[Record excerpts]:
====

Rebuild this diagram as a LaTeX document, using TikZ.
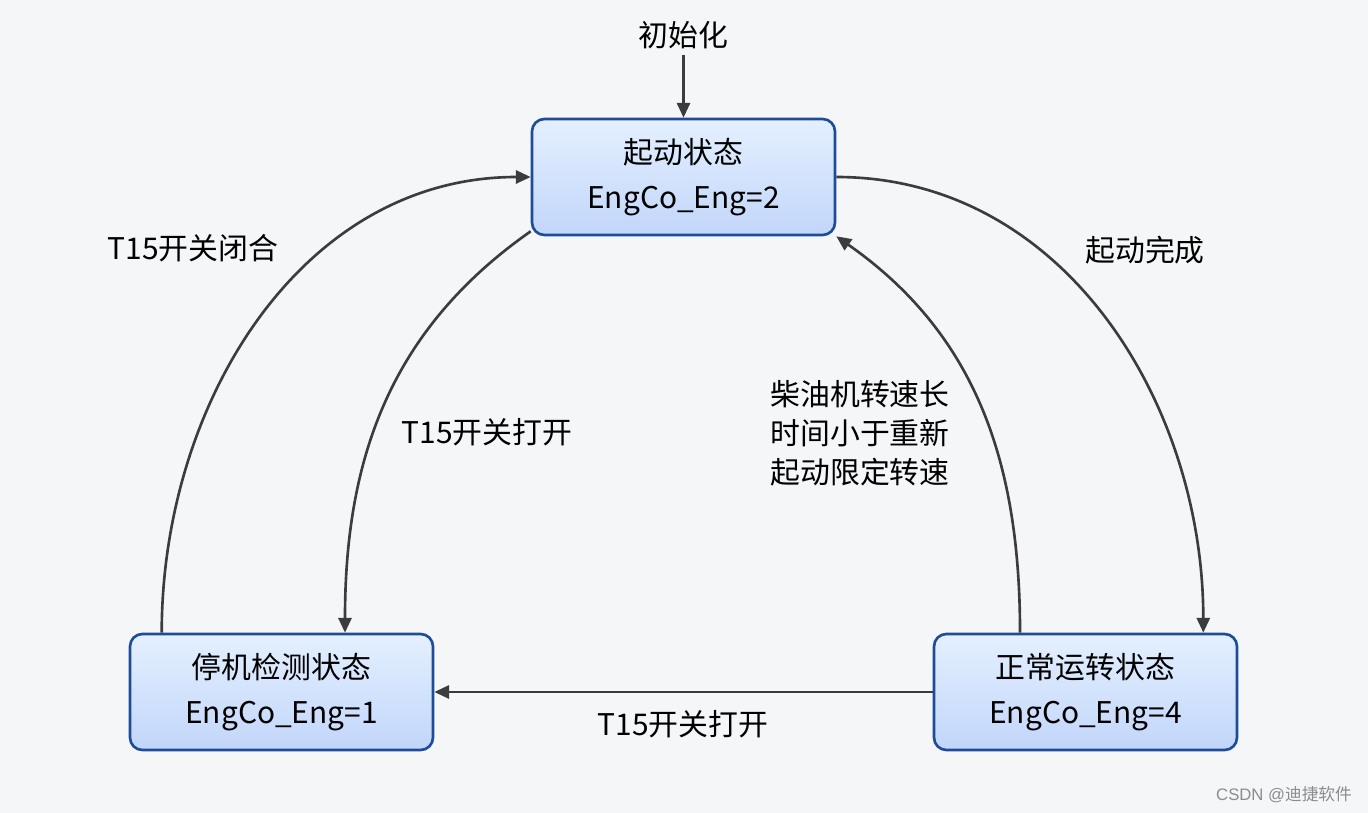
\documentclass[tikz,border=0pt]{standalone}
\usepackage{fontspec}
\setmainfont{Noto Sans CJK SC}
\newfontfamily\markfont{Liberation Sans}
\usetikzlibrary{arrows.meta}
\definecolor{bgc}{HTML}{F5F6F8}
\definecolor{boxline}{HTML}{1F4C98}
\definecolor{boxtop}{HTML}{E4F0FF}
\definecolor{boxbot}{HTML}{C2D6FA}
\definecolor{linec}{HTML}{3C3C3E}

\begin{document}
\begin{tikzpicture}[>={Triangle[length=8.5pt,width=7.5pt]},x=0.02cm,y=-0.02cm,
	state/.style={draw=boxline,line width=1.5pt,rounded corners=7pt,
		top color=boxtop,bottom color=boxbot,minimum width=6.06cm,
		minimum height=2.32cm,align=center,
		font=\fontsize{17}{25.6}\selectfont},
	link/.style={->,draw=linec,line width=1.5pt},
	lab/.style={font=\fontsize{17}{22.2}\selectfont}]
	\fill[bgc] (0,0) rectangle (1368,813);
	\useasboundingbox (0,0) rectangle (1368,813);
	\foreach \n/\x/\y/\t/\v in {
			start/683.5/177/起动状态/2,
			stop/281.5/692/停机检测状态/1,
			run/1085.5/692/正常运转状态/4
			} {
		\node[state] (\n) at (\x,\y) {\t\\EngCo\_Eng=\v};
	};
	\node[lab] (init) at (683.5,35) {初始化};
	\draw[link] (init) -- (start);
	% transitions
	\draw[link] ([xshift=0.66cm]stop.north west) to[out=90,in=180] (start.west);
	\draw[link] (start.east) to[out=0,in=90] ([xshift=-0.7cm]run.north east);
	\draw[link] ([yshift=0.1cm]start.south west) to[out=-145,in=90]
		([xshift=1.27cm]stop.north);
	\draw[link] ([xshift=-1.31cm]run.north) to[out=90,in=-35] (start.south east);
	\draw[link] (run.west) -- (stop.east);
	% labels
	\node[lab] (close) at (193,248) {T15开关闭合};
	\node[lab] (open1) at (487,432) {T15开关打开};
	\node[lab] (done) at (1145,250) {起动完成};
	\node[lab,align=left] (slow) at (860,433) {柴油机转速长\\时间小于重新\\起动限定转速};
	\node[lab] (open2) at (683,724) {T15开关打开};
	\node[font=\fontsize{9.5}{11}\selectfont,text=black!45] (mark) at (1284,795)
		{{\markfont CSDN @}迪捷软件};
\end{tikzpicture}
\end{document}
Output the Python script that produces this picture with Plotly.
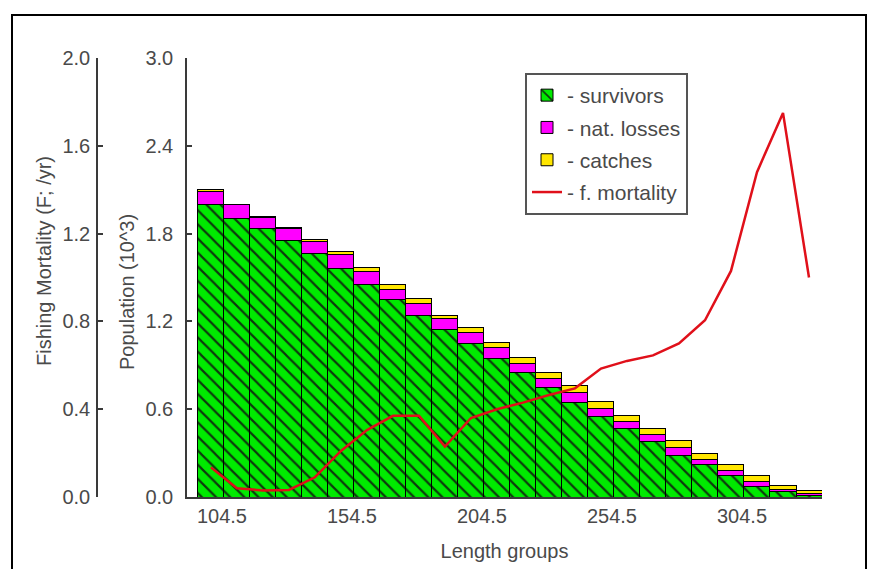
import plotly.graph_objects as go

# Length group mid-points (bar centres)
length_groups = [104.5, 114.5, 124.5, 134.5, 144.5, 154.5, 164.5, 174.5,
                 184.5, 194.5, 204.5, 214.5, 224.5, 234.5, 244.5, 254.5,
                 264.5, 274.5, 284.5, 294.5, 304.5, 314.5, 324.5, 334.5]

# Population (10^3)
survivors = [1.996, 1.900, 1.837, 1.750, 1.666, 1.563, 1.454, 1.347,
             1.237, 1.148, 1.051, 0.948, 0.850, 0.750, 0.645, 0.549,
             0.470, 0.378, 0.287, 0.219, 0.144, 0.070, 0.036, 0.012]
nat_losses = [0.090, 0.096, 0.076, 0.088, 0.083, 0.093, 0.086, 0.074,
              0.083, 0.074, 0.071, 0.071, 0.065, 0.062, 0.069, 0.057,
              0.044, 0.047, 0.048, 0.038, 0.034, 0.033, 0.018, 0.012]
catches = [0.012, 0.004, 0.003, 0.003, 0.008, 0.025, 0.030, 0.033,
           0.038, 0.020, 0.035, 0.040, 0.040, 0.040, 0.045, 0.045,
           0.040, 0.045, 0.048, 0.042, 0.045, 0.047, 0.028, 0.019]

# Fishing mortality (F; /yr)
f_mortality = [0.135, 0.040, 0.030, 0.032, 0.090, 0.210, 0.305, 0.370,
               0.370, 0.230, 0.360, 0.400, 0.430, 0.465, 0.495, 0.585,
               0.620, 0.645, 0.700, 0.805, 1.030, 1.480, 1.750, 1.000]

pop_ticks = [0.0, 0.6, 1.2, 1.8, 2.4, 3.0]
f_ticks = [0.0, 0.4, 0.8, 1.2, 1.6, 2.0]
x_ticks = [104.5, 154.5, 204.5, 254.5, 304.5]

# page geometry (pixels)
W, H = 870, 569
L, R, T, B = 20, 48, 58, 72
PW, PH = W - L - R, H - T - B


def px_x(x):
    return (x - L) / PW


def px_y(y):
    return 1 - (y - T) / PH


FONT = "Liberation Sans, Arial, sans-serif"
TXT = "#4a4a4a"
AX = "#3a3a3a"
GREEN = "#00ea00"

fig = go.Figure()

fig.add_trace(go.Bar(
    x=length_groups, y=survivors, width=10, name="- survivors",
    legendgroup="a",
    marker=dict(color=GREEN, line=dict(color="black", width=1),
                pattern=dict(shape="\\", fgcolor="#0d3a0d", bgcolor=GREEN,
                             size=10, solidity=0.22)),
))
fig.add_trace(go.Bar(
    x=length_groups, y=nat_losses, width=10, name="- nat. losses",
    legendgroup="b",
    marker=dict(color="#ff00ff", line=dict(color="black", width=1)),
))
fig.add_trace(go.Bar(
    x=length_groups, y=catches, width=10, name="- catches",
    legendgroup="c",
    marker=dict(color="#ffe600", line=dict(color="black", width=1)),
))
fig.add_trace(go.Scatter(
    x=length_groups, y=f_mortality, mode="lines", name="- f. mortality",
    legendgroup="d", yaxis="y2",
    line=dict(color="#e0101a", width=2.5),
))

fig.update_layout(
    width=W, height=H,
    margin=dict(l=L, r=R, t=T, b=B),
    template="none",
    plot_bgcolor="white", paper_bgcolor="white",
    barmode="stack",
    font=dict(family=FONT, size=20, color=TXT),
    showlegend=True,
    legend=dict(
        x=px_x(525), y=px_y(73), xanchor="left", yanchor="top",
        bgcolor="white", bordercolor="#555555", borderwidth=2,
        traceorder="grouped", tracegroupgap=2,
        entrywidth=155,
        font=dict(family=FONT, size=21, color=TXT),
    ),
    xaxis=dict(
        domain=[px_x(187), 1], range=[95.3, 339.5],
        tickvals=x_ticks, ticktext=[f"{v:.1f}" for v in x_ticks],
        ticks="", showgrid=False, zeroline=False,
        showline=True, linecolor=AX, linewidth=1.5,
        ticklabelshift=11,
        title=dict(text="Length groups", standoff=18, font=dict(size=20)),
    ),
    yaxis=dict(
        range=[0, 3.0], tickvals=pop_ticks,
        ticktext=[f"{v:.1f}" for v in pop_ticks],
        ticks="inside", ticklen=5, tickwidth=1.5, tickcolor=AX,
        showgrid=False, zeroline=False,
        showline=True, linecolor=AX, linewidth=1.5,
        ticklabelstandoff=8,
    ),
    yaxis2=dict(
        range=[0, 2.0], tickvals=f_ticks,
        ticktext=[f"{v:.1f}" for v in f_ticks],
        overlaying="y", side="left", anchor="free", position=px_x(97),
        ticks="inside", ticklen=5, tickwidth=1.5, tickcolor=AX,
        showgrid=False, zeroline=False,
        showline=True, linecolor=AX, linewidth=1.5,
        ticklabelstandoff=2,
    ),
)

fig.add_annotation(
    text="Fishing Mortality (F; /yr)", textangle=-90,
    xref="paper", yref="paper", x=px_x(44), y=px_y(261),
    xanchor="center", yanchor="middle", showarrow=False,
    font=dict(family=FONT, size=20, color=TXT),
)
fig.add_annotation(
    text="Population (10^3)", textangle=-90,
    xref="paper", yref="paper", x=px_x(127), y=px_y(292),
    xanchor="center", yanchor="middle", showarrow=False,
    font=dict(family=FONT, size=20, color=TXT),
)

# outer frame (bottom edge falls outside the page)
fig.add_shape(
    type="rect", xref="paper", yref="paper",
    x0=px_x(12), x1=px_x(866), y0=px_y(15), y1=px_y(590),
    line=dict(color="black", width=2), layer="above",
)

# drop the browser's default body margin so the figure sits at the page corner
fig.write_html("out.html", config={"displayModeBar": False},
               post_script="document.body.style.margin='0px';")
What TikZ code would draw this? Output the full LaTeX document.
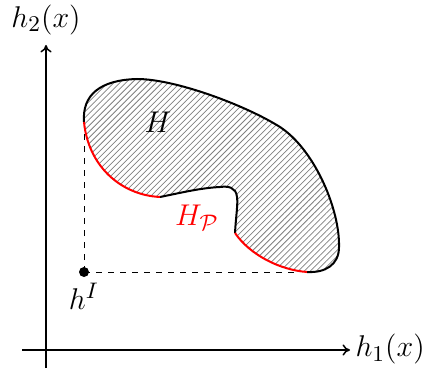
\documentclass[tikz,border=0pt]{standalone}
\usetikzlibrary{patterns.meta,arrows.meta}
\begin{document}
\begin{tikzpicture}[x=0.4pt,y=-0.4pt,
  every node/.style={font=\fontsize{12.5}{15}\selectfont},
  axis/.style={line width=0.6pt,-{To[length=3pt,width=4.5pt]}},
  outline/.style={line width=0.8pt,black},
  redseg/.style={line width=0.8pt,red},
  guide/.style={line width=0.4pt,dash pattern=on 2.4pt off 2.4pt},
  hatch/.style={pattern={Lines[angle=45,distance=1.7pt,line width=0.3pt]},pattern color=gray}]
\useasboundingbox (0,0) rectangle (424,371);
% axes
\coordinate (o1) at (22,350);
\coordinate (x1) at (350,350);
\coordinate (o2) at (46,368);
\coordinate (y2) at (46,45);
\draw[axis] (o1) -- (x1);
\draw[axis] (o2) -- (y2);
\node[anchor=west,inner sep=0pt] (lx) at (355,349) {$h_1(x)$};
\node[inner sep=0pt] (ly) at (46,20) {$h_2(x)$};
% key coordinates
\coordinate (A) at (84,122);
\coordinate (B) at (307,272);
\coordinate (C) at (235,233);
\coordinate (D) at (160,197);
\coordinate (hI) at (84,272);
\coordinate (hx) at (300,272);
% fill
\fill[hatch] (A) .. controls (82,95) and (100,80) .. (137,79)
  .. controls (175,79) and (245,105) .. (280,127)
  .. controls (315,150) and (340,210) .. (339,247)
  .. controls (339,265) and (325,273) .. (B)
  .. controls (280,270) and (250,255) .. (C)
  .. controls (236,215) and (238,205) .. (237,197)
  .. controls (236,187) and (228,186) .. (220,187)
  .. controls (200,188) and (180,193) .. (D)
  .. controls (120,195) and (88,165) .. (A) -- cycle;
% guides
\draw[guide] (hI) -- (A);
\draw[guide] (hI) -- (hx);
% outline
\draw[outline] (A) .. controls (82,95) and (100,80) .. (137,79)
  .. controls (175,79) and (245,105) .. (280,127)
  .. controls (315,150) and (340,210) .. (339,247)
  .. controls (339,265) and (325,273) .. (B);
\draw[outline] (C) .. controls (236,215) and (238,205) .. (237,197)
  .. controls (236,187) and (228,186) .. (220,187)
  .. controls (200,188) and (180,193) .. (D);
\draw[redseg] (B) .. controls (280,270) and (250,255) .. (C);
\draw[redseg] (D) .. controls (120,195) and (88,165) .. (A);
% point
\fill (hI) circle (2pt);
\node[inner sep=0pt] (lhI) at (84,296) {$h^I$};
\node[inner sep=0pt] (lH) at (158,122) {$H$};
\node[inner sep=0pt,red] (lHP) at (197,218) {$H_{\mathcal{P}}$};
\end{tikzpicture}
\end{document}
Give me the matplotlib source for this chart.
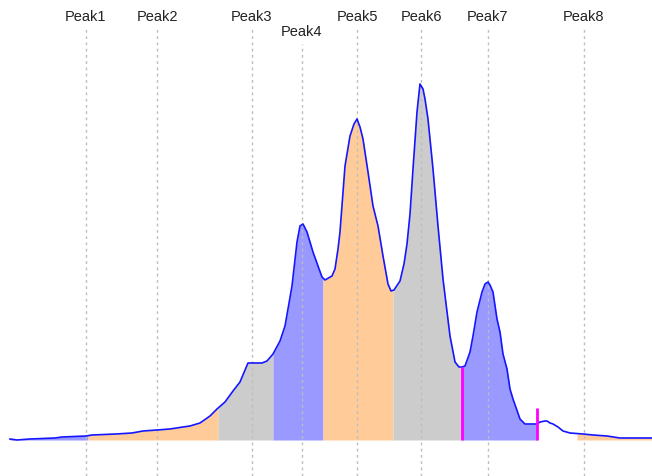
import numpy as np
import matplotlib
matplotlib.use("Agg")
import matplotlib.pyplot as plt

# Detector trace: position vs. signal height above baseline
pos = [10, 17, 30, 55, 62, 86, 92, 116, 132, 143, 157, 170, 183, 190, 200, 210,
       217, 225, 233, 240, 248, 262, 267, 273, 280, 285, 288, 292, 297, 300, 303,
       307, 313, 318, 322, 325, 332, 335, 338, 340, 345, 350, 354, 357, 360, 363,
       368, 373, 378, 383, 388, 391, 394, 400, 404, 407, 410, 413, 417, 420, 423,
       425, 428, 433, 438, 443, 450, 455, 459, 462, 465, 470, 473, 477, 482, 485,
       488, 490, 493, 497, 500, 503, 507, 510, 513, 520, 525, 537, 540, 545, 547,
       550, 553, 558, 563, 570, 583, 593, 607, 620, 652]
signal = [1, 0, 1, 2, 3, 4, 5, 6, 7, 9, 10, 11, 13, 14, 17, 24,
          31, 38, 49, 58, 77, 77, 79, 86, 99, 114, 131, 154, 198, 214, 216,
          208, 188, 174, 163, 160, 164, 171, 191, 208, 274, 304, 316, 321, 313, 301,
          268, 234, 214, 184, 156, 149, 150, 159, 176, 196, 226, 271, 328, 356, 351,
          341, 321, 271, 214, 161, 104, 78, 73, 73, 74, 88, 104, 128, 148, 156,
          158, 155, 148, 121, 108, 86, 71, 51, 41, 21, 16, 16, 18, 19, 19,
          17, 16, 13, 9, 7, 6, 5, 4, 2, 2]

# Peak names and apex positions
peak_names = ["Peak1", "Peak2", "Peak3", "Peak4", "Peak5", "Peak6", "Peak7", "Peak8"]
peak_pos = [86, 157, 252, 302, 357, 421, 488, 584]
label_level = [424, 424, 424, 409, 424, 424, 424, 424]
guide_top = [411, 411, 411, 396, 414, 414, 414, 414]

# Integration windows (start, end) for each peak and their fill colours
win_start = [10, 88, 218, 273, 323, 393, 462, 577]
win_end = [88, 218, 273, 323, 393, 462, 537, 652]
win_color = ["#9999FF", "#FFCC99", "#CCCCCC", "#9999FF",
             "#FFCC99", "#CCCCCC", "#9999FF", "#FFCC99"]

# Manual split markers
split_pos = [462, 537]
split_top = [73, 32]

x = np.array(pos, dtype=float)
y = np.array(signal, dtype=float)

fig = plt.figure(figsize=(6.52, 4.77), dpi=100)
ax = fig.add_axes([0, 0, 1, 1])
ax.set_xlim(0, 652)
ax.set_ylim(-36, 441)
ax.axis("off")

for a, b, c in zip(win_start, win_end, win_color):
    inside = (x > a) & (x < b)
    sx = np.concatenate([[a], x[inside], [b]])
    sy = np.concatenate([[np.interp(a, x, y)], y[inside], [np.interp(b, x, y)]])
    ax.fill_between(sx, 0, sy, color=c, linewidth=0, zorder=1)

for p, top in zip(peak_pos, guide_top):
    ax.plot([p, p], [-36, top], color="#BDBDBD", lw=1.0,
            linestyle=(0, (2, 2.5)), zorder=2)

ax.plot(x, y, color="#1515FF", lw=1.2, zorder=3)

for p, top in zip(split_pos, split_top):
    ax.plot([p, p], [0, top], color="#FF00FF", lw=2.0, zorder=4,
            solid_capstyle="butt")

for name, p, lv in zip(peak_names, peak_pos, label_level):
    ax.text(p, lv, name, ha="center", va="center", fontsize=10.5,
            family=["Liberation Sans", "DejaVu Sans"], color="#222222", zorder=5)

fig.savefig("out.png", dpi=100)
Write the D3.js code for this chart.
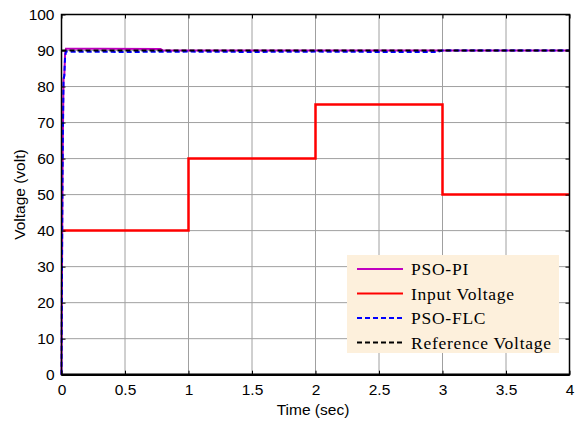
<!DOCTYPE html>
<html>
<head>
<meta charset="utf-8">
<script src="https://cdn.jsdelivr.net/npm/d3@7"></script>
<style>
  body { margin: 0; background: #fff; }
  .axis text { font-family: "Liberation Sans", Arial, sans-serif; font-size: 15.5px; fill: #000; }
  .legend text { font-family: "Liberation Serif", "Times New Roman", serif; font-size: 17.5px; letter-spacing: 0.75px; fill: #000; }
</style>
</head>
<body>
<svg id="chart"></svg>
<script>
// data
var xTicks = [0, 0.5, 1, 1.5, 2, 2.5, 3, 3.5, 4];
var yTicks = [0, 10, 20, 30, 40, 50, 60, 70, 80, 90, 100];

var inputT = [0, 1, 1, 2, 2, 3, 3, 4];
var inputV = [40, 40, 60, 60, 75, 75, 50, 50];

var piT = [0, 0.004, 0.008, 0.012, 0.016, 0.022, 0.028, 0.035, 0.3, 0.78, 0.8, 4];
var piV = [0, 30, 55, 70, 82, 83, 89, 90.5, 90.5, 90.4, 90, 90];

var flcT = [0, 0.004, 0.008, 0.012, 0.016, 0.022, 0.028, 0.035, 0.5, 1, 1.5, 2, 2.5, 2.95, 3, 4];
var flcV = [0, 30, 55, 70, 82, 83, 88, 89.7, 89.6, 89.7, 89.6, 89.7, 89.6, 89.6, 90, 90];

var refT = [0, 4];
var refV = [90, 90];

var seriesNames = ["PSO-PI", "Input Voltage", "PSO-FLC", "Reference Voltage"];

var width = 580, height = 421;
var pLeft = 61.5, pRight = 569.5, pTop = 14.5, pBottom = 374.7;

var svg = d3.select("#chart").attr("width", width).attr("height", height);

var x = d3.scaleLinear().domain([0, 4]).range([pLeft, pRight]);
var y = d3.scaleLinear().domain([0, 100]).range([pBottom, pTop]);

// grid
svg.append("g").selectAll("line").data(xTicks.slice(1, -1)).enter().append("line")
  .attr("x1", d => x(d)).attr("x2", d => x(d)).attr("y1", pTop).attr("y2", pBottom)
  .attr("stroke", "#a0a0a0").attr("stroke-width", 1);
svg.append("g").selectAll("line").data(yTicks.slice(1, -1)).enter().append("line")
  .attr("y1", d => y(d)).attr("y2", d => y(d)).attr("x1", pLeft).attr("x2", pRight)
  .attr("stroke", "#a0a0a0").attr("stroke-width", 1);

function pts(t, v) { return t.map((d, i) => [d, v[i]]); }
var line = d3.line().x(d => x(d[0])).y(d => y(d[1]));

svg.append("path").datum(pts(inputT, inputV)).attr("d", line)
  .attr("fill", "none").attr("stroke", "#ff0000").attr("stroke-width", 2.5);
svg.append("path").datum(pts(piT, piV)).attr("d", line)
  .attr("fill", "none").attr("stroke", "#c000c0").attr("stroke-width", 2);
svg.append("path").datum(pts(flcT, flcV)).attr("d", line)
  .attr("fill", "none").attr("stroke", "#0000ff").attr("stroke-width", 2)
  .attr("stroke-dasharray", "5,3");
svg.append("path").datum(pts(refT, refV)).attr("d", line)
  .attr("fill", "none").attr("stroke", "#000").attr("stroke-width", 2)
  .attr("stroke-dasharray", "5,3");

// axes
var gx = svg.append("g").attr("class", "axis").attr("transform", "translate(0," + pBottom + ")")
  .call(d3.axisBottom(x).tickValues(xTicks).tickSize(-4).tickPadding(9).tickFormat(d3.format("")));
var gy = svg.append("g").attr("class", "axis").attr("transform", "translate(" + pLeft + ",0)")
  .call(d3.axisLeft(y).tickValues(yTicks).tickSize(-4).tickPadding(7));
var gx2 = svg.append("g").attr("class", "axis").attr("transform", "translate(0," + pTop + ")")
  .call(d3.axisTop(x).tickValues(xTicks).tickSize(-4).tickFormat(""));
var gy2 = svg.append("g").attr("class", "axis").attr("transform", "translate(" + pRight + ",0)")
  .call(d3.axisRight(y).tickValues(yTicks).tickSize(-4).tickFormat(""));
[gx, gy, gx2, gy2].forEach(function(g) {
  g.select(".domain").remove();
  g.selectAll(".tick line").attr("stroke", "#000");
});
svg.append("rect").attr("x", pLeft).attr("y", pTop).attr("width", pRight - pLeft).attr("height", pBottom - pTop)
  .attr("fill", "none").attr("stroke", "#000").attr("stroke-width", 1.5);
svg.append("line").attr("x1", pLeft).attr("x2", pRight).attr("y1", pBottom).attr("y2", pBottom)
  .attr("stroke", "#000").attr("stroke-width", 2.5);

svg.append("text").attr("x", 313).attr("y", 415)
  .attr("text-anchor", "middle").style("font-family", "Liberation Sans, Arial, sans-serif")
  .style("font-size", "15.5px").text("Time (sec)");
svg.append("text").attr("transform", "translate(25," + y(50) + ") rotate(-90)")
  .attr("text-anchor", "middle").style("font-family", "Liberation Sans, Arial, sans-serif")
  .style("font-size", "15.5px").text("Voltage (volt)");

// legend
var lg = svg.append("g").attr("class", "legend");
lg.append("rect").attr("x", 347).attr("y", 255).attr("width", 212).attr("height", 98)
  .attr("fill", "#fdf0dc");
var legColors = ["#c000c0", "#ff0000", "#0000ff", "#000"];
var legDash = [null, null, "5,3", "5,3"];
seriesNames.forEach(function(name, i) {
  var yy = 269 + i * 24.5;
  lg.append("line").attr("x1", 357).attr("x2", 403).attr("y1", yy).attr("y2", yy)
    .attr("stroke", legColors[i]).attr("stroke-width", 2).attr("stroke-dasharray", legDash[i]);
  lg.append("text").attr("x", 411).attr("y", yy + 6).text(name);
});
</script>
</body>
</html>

====

[Problem details]: Look above for the line containing "Give me the matplotlib source for this chart.", then write out every line from there down to the line containing "import matplotlib.pyplot as plt", that line included, with no pictures.

[Solved problem]:
Give me the matplotlib source for this chart.
import numpy as np
import matplotlib
matplotlib.use("Agg")
import matplotlib.pyplot as plt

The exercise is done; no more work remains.